Die Politik- und Sozialwissenschaftler fanden heraus, dass ähnlich wie in den USA auch in Deutschland Regierungsvertreter und Abgeordnete überwiegend im Sinne der Reichen und Wohlhabenden entscheiden, während die Interessen armer Wählergruppen kaum beachtet werden oder das politische Establishment sich sogar gegen sie entscheidet.
“Für den Zeitraum von 1998 [Beginn der rot-grünen Regierung] bis 2013 [Ende der schwarz-gelben Koalition] finden wir einen deutlichen Zusammenhang zwischen der Mehrheitsmeinung höherer Einkommensgruppen und den danach getroffenen politischen Entscheidungen, aber keinen oder sogar einen negativen Zusammenhang für die Armen.
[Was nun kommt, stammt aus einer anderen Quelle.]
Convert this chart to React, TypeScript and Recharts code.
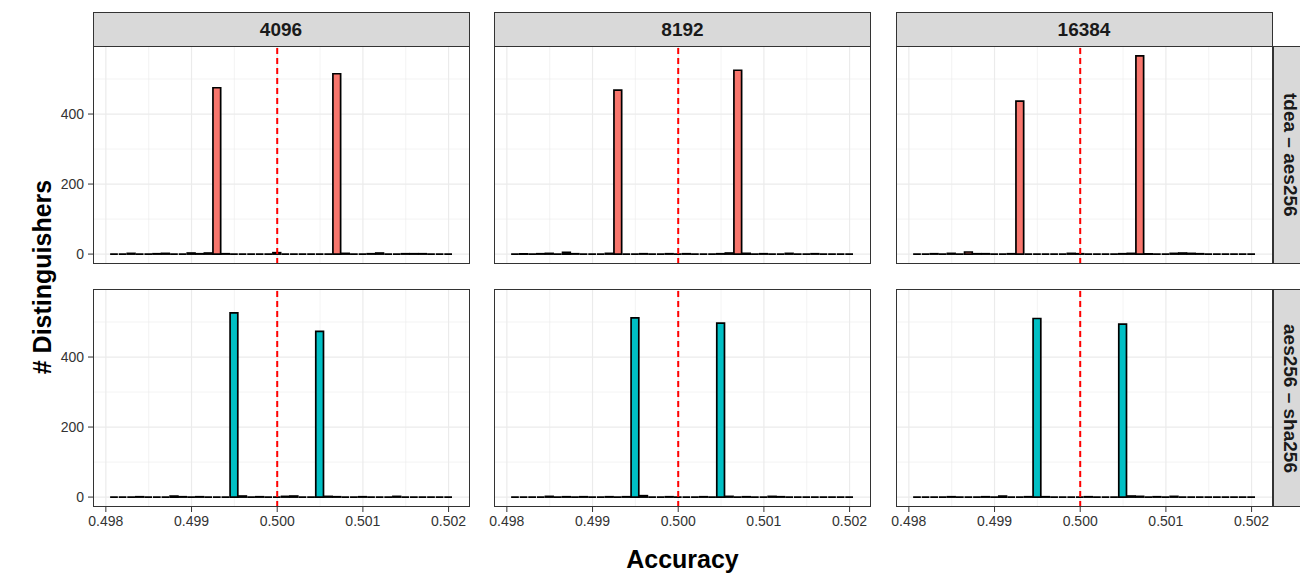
import { BarChart, Bar, XAxis, YAxis, CartesianGrid, ReferenceLine } from 'recharts';

// histogram bin centres (accuracy)
const bins = [
  0.4981, 0.4982, 0.4983, 0.4984, 0.4985, 0.4986, 0.4987, 0.4988, 0.4989, 0.499,
  0.4991, 0.4992, 0.4993, 0.4994, 0.4995, 0.4996, 0.4997, 0.4998, 0.4999, 0.5,
  0.5001, 0.5002, 0.5003, 0.5004, 0.5005, 0.5006, 0.5007, 0.5008, 0.5009, 0.501,
  0.5011, 0.5012, 0.5013, 0.5014, 0.5015, 0.5016, 0.5017, 0.5018, 0.5019, 0.502,
];

const sizes = ['4096', '8192', '16384'];
const pairs = ['tdea – aes256', 'aes256 – sha256'];

const tdea4096 = [0, 0, 2, 0, 0, 1, 2, 0, 0, 3, 1, 3, 475, 1, 0, 0, 0, 0, 0, 4, 0, 0, 0, 0, 0, 0, 515, 2, 0, 0, 1, 3, 0, 0, 1, 1, 1, 0, 0, 0];
const tdea8192 = [0, 1, 0, 1, 2, 0, 5, 1, 0, 0, 0, 2, 468, 0, 0, 1, 0, 0, 1, 0, 1, 0, 0, 0, 1, 3, 525, 2, 0, 1, 0, 0, 2, 0, 0, 1, 0, 0, 0, 0];
const tdea16384 = [0, 0, 1, 0, 2, 0, 6, 1, 1, 0, 0, 1, 437, 0, 0, 0, 0, 0, 2, 1, 0, 0, 0, 0, 1, 2, 566, 1, 0, 0, 2, 3, 2, 1, 0, 0, 0, 0, 0, 0];
const sha4096 = [0, 0, 0, 1, 0, 0, 0, 3, 1, 0, 1, 0, 0, 0, 526, 3, 0, 1, 0, 0, 2, 3, 0, 0, 473, 2, 1, 0, 0, 1, 0, 0, 0, 2, 0, 0, 0, 0, 0, 0];
const sha8192 = [0, 0, 0, 0, 2, 0, 1, 0, 1, 0, 0, 1, 0, 1, 512, 4, 0, 0, 1, 0, 0, 0, 1, 0, 497, 2, 0, 1, 0, 0, 2, 1, 0, 0, 0, 0, 0, 0, 0, 0];
const sha16384 = [0, 0, 0, 0, 1, 0, 0, 0, 1, 0, 3, 0, 0, 1, 510, 1, 0, 0, 0, 0, 1, 0, 0, 0, 494, 3, 2, 0, 1, 0, 2, 0, 0, 0, 0, 0, 0, 0, 0, 0];

const xTicks = [0.498, 0.499, 0.5, 0.501, 0.502];
const xMinor = [0.4985, 0.4995, 0.5005, 0.5015];
const yTicks = [0, 200, 400];
const yMinor = [100, 300, 500];

const rows = [
  { label: pairs[0], fill: '#F8766D', counts: [tdea4096, tdea8192, tdea16384] },
  { label: pairs[1], fill: '#00BFC4', counts: [sha4096, sha8192, sha16384] },
];

const FONT = '"Liberation Sans", Arial, Helvetica, sans-serif';
const colLeft = [92.5, 494, 895.5];
const rowTop = [46, 289];
const PW = 377;
const PH = 218;
const YAW = 45;
const XAH = 32;
const PAD = 22; // room for the first x tick label in cols 2/3

function HistBar(props: any) {
  const { x, y, width, height, fill } = props;
  if (x == null || y == null) return null;
  const d = `M${x},${y}h${width}v${height}h${-width}Z`;
  return <path d={d} fill={fill} stroke="#000" strokeWidth={1.7} />;
}

function Panel({ r, c }: { r: number; c: number }) {
  const row = rows[r];
  const data = bins.map((b, i) => ({ x: b, n: row.counts[c][i] }));
  const showY = c === 0;
  const showX = r === 1;
  const padL = showY ? YAW : showX ? PAD : 0;
  const padR = showX && c < 2 ? PAD : 0;
  const left = colLeft[c] - padL;
  const w = PW + padL + padR;
  const h = PH + (showX ? XAH : 0);
  return (
    <div style={{ position: 'absolute', left, top: rowTop[r], width: w, height: h }}>
      <BarChart
        width={w}
        height={h}
        data={data}
        margin={{ top: 0, right: padR, bottom: 0, left: showY ? 0 : padL }}
        barCategoryGap={0}
      >
        <CartesianGrid stroke="#EBEBEB" strokeWidth={0.6} verticalValues={xMinor} horizontalValues={yMinor} />
        <CartesianGrid stroke="#EBEBEB" strokeWidth={1.2} verticalValues={xTicks} horizontalValues={yTicks} />
        <XAxis
          dataKey="x"
          type="number"
          domain={[0.49785, 0.50225]}
          ticks={xTicks}
          interval={0}
          tickFormatter={(v: number) => v.toFixed(3)}
          hide={!showX}
          height={XAH}
          axisLine={false}
          tickSize={5}
          tickMargin={4}
          tickLine={{ stroke: '#333333' }}
          tick={{ fill: '#333333', fontSize: 14, fontFamily: FONT }}
          allowDataOverflow
        />
        <YAxis
          type="number"
          domain={[-28.3, 594.3]}
          ticks={yTicks}
          interval={0}
          hide={!showY}
          width={YAW}
          axisLine={false}
          tickSize={5}
          tickMargin={4}
          tickLine={{ stroke: '#333333' }}
          tick={{ fill: '#333333', fontSize: 14, fontFamily: FONT }}
          allowDataOverflow
        />
        <Bar dataKey="n" fill={row.fill} barSize={8.57} shape={HistBar} isAnimationActive={false} />
        <ReferenceLine x={0.5} stroke="#FF0000" strokeWidth={2} strokeDasharray="6 4" />
      </BarChart>
      <div
        style={{
          position: 'absolute',
          left: padL,
          top: 0,
          width: PW,
          height: PH,
          border: '1px solid #333333',
          boxSizing: 'border-box',
          pointerEvents: 'none',
        }}
      />
    </div>
  );
}

const stripText = { fontFamily: FONT, fontWeight: 700, fontSize: 19, color: '#1A1A1A' } as const;

export default function App() {
  return (
    <div
      style={{
        position: 'absolute',
        left: 0,
        top: 0,
        width: 1300,
        height: 575,
        overflow: 'hidden',
        background: '#fff',
        fontFamily: FONT,
      }}
    >
      {sizes.map((s, c) => (
        <div
          key={s}
          style={{
            ...stripText,
            position: 'absolute',
            left: colLeft[c],
            top: 12,
            width: PW,
            height: 35,
            background: '#D9D9D9',
            border: '1px solid #333333',
            boxSizing: 'border-box',
            display: 'flex',
            alignItems: 'center',
            justifyContent: 'center',
          }}
        >
          {s}
        </div>
      ))}
      {rows.map((row, r) => (
        <div
          key={row.label}
          style={{
            ...stripText,
            position: 'absolute',
            left: 1272.5,
            top: rowTop[r],
            width: 35,
            height: PH,
            background: '#D9D9D9',
            border: '1px solid #333333',
            boxSizing: 'border-box',
            display: 'flex',
            alignItems: 'center',
            justifyContent: 'center',
          }}
        >
          <span style={{ writingMode: 'vertical-rl', whiteSpace: 'nowrap' }}>{row.label}</span>
        </div>
      ))}
      {rows.map((row, r) => sizes.map((s, c) => <Panel key={`${r}-${c}`} r={r} c={c} />))}
      <div
        style={{
          position: 'absolute',
          left: 42 - 150,
          top: 277 - 15,
          width: 300,
          height: 30,
          lineHeight: '30px',
          textAlign: 'center',
          transform: 'rotate(-90deg)',
          fontWeight: 700,
          fontSize: 25,
          color: '#000',
        }}
      >
        # Distinguishers
      </div>
      <div
        style={{
          position: 'absolute',
          left: 682.5 - 150,
          top: 559 - 15,
          width: 300,
          height: 30,
          lineHeight: '30px',
          textAlign: 'center',
          fontWeight: 700,
          fontSize: 25,
          color: '#000',
        }}
      >
        Accuracy
      </div>
    </div>
  );
}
Dieses Muster ist besonders deutlich ausgeprägt, wenn sich Befragte mit unterschiedlichem Einkommen in ihren politischen Meinungen unterscheiden. Auch die Präferenzen der Arbeiter_innen werden seltener umgesetzt als etwa die von Beamt_innen oder Selbstständigen,” stellten die Forscher fest.
Sie beobachteten zudem das Phänomen, dass wohlhabendere Bürger deutlich häufiger zur Wahlurne gehen als ärmere. “Wenn davon ausgegangen wird, dass im politischen Prozess die Interessen derjenigen stärker berücksichtigt werden, die aktiv politisch partizipieren, kann daraus ungleiche Responsivität resultieren und zu einer Abwärtsspirale führen, in der sich soziale und politische Ungleichheit wechselseitig verstärken.”
Sind nun Arme “selber schuld”, wenn Politiker zuwenig gegen soziale Ungleichheit tun, weil sie zu selten wählen gehen? Oder sind Arme resigniert, weil die Parteien und Politiker, für die sie votierten, nicht in ihrem Sinne handelten? Die Antwort auf diese Frage bedürfte weiterer wissenschaftlicher Untersuchungen.